Moreover, images of women became central to Soviet pro-literacy propaganda posters during the Likbez campaign. In these posters, women were shown distributing books, teaching children how to read, and generally engaging with the Soviet ideals of education and literacy. Prior to 1920, women's representation in political posters was mostly allegorical. It was not until 1920 that Soviet artists generated a female counterpart for the commonly used imagery of the male worker or blacksmith that had come into widespread use in post-Civil War propaganda. After 1920, the imagery of women in propaganda posters began to shift to that of the woman worker, a new Soviet woman. Though some allegorical representations of women subsisted in propaganda posters and art through the early 1920s, the new depictions of women found in Likbez-era posters were of women in plain dress, "industrious women workers and peasant women, building socialism alongside their male counterparts." Throughout the Likbez campaign, the building of socialism in which women were depicted as taking part was the spread of literacy. Though representation of the woman worker waned in its prevalence in political propaganda during the NEP-era, the representation of women and books remained a mainstay in pro-literacy Likbez-era propaganda through the 1920s and into the 1930s.

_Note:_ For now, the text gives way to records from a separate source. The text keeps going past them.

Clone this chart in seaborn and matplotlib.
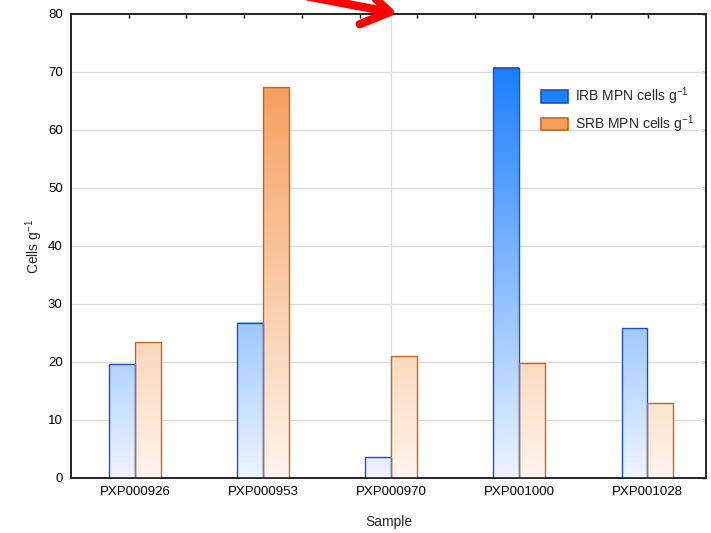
import numpy as np
import pandas as pd
import matplotlib
matplotlib.use("Agg")
import matplotlib.pyplot as plt
import seaborn as sns
from matplotlib.colors import LinearSegmentedColormap, Normalize
from matplotlib.patches import FancyArrowPatch, Patch

# Sample data
samples = ["PXP000926", "PXP000953", "PXP000970", "PXP001000", "PXP001028"]
irb_values = [19.6, 26.8, 3.6, 70.7, 25.8]
srb_values = [23.4, 67.4, 21.0, 19.9, 12.9]
series_labels = ["IRB MPN cells g$^{\\mathsf{-1}}$", "SRB MPN cells g$^{\\mathsf{-1}}$"]
y_ticks = [0, 10, 20, 30, 40, 50, 60, 70, 80]

df = pd.DataFrame({
    "Sample": samples * 2,
    "Cells": irb_values + srb_values,
    "Series": [series_labels[0]] * len(samples) + [series_labels[1]] * len(samples),
})

sns.set_theme(style="white")
plt.rcParams["font.family"] = ["Liberation Sans", "DejaVu Sans"]
plt.rcParams["mathtext.fontset"] = "custom"
plt.rcParams["mathtext.rm"] = "Liberation Sans"
plt.rcParams["mathtext.sf"] = "Liberation Sans"
plt.rcParams["mathtext.it"] = "Liberation Sans"

fig = plt.figure(figsize=(7.11, 5.33), dpi=100)
ax = fig.add_axes([71 / 711, 1 - 478 / 533, 635 / 711, 464 / 533])

edge_colors = ["#1f4fc8", "#c8661e"]
solid_colors = ["#1a84ff", "#f7a05a"]
cmaps = [
    LinearSegmentedColormap.from_list("irb", ["#eef5ff", "#157dff"]),
    LinearSegmentedColormap.from_list("srb", ["#fef4eb", "#f59b55"]),
]

sns.barplot(data=df, x="Sample", y="Cells", hue="Series", hue_order=series_labels,
            palette=solid_colors, width=0.4, legend=False, ax=ax, zorder=3)

# Gradient fill following the value axis
norm = Normalize(0, 72)
for container, cmap, ec in zip(ax.containers, cmaps, edge_colors):
    for bar in container:
        x0 = bar.get_x()
        w = bar.get_width()
        h = bar.get_height()
        grad = np.linspace(0, h, 200).reshape(-1, 1)
        ax.imshow(grad, extent=[x0, x0 + w, 0, h], origin="lower", aspect="auto",
                  cmap=cmap, norm=norm, zorder=3, interpolation="bilinear")
        bar.set_facecolor("none")
        bar.set_edgecolor(ec)
        bar.set_linewidth(1.0)
        bar.set_zorder(4)

ax.set_xlim(-0.5, 4.46)
ax.set_ylim(0, 80)
ax.set_yticks(y_ticks)
for v in y_ticks[1:-1]:
    ax.axhline(v, color="#dedede", lw=0.9, zorder=1)
ax.axvline(2, color="#dedede", lw=0.9, zorder=1)

for s in ax.spines.values():
    s.set_visible(True)
    s.set_color("black")
    s.set_linewidth(1.1)

ax.tick_params(axis="both", length=0, labelsize=9.5, colors="black", pad=6)
ax.tick_params(axis="y", right=True, direction="in", length=3, width=1, labelright=False)
ax.tick_params(axis="y", left=False)
ax.set_xlabel("Sample", fontsize=10, labelpad=12)
ax.set_ylabel("Cells g$^{\\mathsf{-1}}$", fontsize=10, labelpad=2)

# Top axis tick marks
top = ax.twiny()
top.set_xlim(0, 11)
top.set_xticks(range(1, 11))
top.tick_params(axis="x", direction="in", length=3, width=1, labeltop=False, colors="black")
top.grid(False)

handles = [Patch(facecolor=c, edgecolor=e, lw=1.2) for c, e in zip(solid_colors, edge_colors)]
leg = ax.legend(handles, series_labels, loc="upper left",
                bbox_to_anchor=((535 - 71) / 635, 1 - (80 - 14) / 464),
                bbox_transform=ax.transAxes, frameon=False, fontsize=10, handlelength=2.0,
                handleheight=1.0, handletextpad=0.5, labelspacing=0.45, borderaxespad=0)

arrow = FancyArrowPatch(posA=(305 / 711, 1 + 4 / 533), posB=(400 / 711, 1 - 14 / 533),
                        transform=fig.transFigure, arrowstyle="->,head_length=0.7,head_width=0.45",
                        mutation_scale=28, color="#ff0000", lw=6, capstyle="round",
                        joinstyle="round", clip_on=False)
fig.add_artist(arrow)

fig.savefig("out.png", dpi=100)
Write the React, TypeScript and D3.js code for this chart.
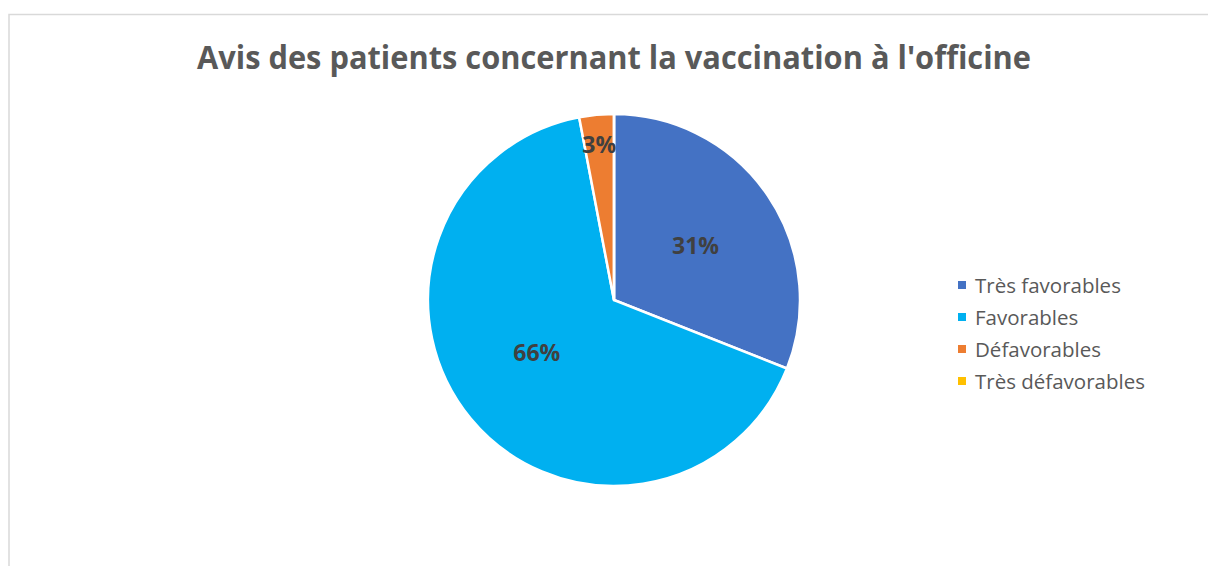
import React from "react";
import * as d3 from "d3";

const categories = ["Très favorables", "Favorables", "Défavorables", "Très défavorables"];
const values = [31, 66, 3, 0];
const colors = ["#4472C4", "#00B0F0", "#ED7D31", "#FFC000"];
const title = "Avis des patients concernant la vaccination à l'officine";

const W = 1208;
const H = 566;

export default function App() {
  const cx = 614;
  const cy = 300;
  const R = 186;
  const pie = d3.pie<number>().sort(null).value((d) => d)(values);
  const arc = d3.arc<d3.PieArcDatum<number>>().innerRadius(0).outerRadius(R);
  const total = d3.sum(values);
  const legendY = d3.scalePoint<string>().domain(categories).range([285, 381]);
  const font = "'Open Sans', 'Liberation Sans', sans-serif";

  return (
    <svg
      width={W}
      height={H}
      style={{ position: "absolute", left: 0, top: 0, background: "#fff" }}
    >
      <rect x={9} y={14.5} width={W + 20} height={H + 20} fill="#fff" stroke="#d9d9d9" strokeWidth={1.5} />
      <text
        x={614}
        y={69}
        textAnchor="middle"
        fontFamily={font}
        fontWeight={700}
        fontSize={33}
        fill="#595959"
        textLength={834}
        lengthAdjust="spacingAndGlyphs"
      >
        {title}
      </text>
      <g transform={`translate(${cx},${cy})`}>
        {pie.map((p, i) => (
          <path key={i} d={arc(p) || ""} fill={colors[i]} stroke="#fff" strokeWidth={2.5} strokeLinejoin="round" />
        ))}
        {pie.map((p, i) => {
          if (p.data === 0) return null;
          const pct = p.data / total;
          const big = pct > 0.5;
          const rr = pct < 0.05 ? R * 0.84 : big ? R * 0.5 : R * 0.53;
          const a = (p.startAngle + p.endAngle) / 2 + (big ? 0.1 : 0);
          const x = Math.sin(a) * rr;
          const y = -Math.cos(a) * rr;
          return (
            <text
              key={"l" + i}
              x={x}
              y={y}
              textAnchor="middle"
              dominantBaseline="central"
              fontFamily={font}
              fontWeight={700}
              fontSize={23}
              fill="#404040"
            >
              {d3.format(".0%")(pct)}
            </text>
          );
        })}
      </g>
      <g>
        {categories.map((c, i) => {
          const y = legendY(c) as number;
          return (
            <g key={c}>
              <rect x={958} y={y - 4} width={8} height={8} fill={colors[i]} />
              <text
                x={975}
                y={y}
                dominantBaseline="central"
                fontFamily={font}
                fontSize={20.5}
                fill="#595959"
              >
                {c}
              </text>
            </g>
          );
        })}
      </g>
    </svg>
  );
}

Women, given their low literacy rate, were regarded by the State as having the highest potential for becoming the "modernizers" of Soviet society. Reports of success in the education and literacy of women, the largest demographic group in the illiterate segment of Soviet society, were used as propaganda in reports by the Soviet State as symbols of the State's power to improve the lot of even the most vulnerable and needy of its society.

== Results ==
With the October 1917 Revolution, governmental standards regarding what was considered "literate" also changed. Although all army personnel in the Russian Empire eligible for conscription were required to be functionally literate, most men who could simply read the alphabet and their own name were deemed as fully literate. Although census takers were given rather strict orders on what was deemed fully literate and even semi-literate, in remote provinces and parts of Central Asia standards were somewhat laxer than in locations with a closer proximity to Moscow.

In 1926, however, only 51% of the population over the age of 10 had achieved literacy. Male literacy was at 66.5 while female literacy lagged behind at 37.2. By 1939, however, male literacy was at 90.8 and female literacy had increased to 72.5%. According to the 1939 Soviet Census, literate people were 89.7% (RSFSR, ages 9–49). During the 1950s, the Soviet Union had become a country of nearly 100% literacy.

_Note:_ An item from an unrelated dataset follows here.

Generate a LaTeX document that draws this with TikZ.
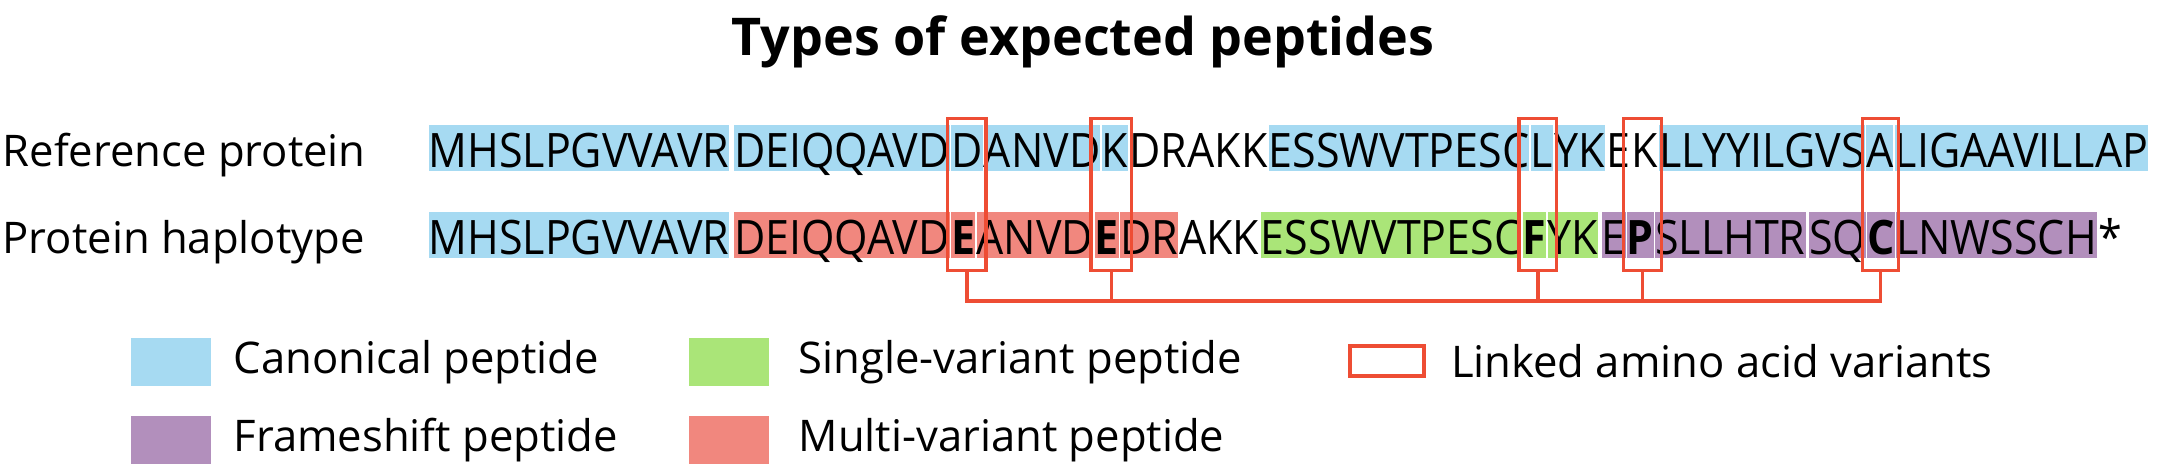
\documentclass[tikz,border=0pt]{standalone}
\usepackage{fontspec}
\setmainfont{Open Sans}
\newfontfamily\seqfont[FakeStretch=0.905]{Open Sans}
\usetikzlibrary{positioning,fit}

\definecolor{canonblue}{RGB}{166,218,242}
\definecolor{singlegreen}{RGB}{170,229,120}
\definecolor{multired}{RGB}{241,135,126}
\definecolor{framepurple}{RGB}{178,143,188}
\definecolor{linkred}{RGB}{238,77,52}

\tikzset{
    seq/.style={font=\seqfont\fontsize{13.5}{16}\selectfont,
        anchor=west, inner xsep=0pt, inner ysep=0pt,
        text height=11.95pt, text depth=1.14pt},
    canon/.style={seq, fill=canonblue},
    single/.style={seq, fill=singlegreen},
    multi/.style={seq, fill=multired},
    frame/.style={seq, fill=framepurple},
    rowname/.style={font=\fontsize{12.4}{14}\selectfont, anchor=base west, inner sep=0pt},
    linkbox/.style={draw=linkred, line width=1pt, inner xsep=0.8pt,
        inner ysep=2.5pt, yshift=-0.85pt},
    linkline/.style={draw=linkred, line width=1pt},
    swatch/.style={minimum width=22.8pt, minimum height=13.7pt, inner sep=0pt},
    legendtext/.style={font=\fontsize{12.4}{14}\selectfont, inner sep=0pt}
}

\begin{document}
\begin{tikzpicture}[x=0.01cm, y=-0.01cm]
        \useasboundingbox (0,0) rectangle (2167,467);

        % Title
        \node [font=\bfseries\fontsize{14.8}{18}\selectfont,
            anchor=base] (title) at (1083,56) {Types of expected peptides};

        % Reference protein
        \node [rowname] (refname) at (2,167) {Reference protein};
        \node [canon] (r0) at (428,148) {MHSLPGVVAVR};
        \node [canon, right=1pt of r0] (r1) {DEIQQAVD};
        \node [canon, right=0pt of r1] (rD) {D};
        \node [canon, right=0pt of rD] (r2) {ANVD};
        \node [canon, right=0pt of r2] (rK) {K};
        \node [seq, right=0pt of rK] (r3) {DRAKK};
        \node [canon, right=0pt of r3] (r4) {ESSWVTPESC};
        \node [canon, right=0pt of r4] (rL) {L};
        \node [canon, right=0pt of rL] (r5) {YK};
        \node [seq, right=0pt of r5] (r6) {E};
        \node [seq, right=0pt of r6] (rKb) {K};
        \node [canon, right=0pt of rKb] (r7) {LLYYILGVS};
        \node [canon, right=0pt of r7] (rA) {A};
        \node [canon, right=0pt of rA] (r8) {LIGAAVILLAP};

        % Protein haplotype
        \node [rowname] (hapname) at (2,254) {Protein haplotype};
        \node [canon] (h0) at (428,235) {MHSLPGVVAVR};
        \node [multi, right=1pt of h0] (h1) {DEIQQAVD};
        \node [multi, right=0pt of h1] (hE) {\bfseries E};
        \node [multi, right=0pt of hE] (h2) {ANVD};
        \node [multi, right=0pt of h2] (hEb) {\bfseries E};
        \node [multi, right=0pt of hEb] (h3) {DR};
        \node [seq, right=0pt of h3] (h4) {AKK};
        \node [single, right=0pt of h4] (h5) {ESSWVTPESC};
        \node [single, right=0pt of h5] (hF) {\bfseries F};
        \node [single, right=0pt of hF] (h6) {YK};
        \node [frame, right=0.6pt of h6] (h7) {E};
        \node [frame, right=0pt of h7] (hP) {\bfseries P};
        \node [frame, right=0pt of hP] (h8) {SLLHTR};
        \node [frame, right=0.6pt of h8] (h9) {SQ};
        \node [frame, right=0pt of h9] (hC) {\bfseries C};
        \node [frame, right=0pt of hC] (h10) {LNWSSCH};
        \node [seq, right=0pt of h10] (h11) {*};

        % Linked variants
        \node [linkbox, fit=(rD)(hE)] (v1) {};
        \node [linkbox, fit=(rK)(hEb)] (v2) {};
        \node [linkbox, fit=(rL)(hF)] (v3) {};
        \node [linkbox, fit=(rKb)(hP)] (v4) {};
        \node [linkbox, fit=(rA)(hC)] (v5) {};
        \coordinate (bus) at (0,301);
        \draw [linkline] (v1.south) -- (v1.south |- bus) -- (v5.south |- bus) -- (v5.south);
        \foreach \v in {v2,v3,v4}
            \draw [linkline] (\v.south) -- (\v.south |- bus);

        % Legend
        \node [swatch, fill=canonblue] (kcanon) at (171,362) {};
        \node [legendtext, right=6pt of kcanon] (tcanon) {Canonical peptide};
        \node [swatch, fill=framepurple] (kframe) at (171,440) {};
        \node [legendtext, right=6pt of kframe] (tframe) {Frameshift peptide};
        \node [swatch, fill=singlegreen] (ksingle) at (729,362) {};
        \node [legendtext, right=8pt of ksingle] (tsingle) {Single-variant peptide};
        \node [swatch, fill=multired] (kmulti) at (729,440) {};
        \node [legendtext, right=8pt of kmulti] (tmulti) {Multi-variant peptide};
        \node [draw=linkred, line width=1pt, minimum width=21pt,
            minimum height=8.5pt] (klink) at (1387,361) {};
        \node [legendtext, right=7pt of klink] (tlink) {Linked amino acid variants};

\end{tikzpicture}
\end{document}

== Campaign for non-Russian speakers ==
In non-Russian speaking areas of the Soviet population, Narkompros promoted the policy of Korenizatsiya (reliance on indigenous population) within the separate autonomous regions and republics to the extent that teaching Russian was considered a counter-revolutionary crime. For the separate nationalities, the ABCD Hierarchy, a system which ranked the 120 languages of the Soviet Union according their communicable significance, charted out a specific plan for each nationality's achievement of literacy. In 1924 textbooks were printed in only 25 languages of the Soviet Union. However, by 1934 they were printed in 104 languages.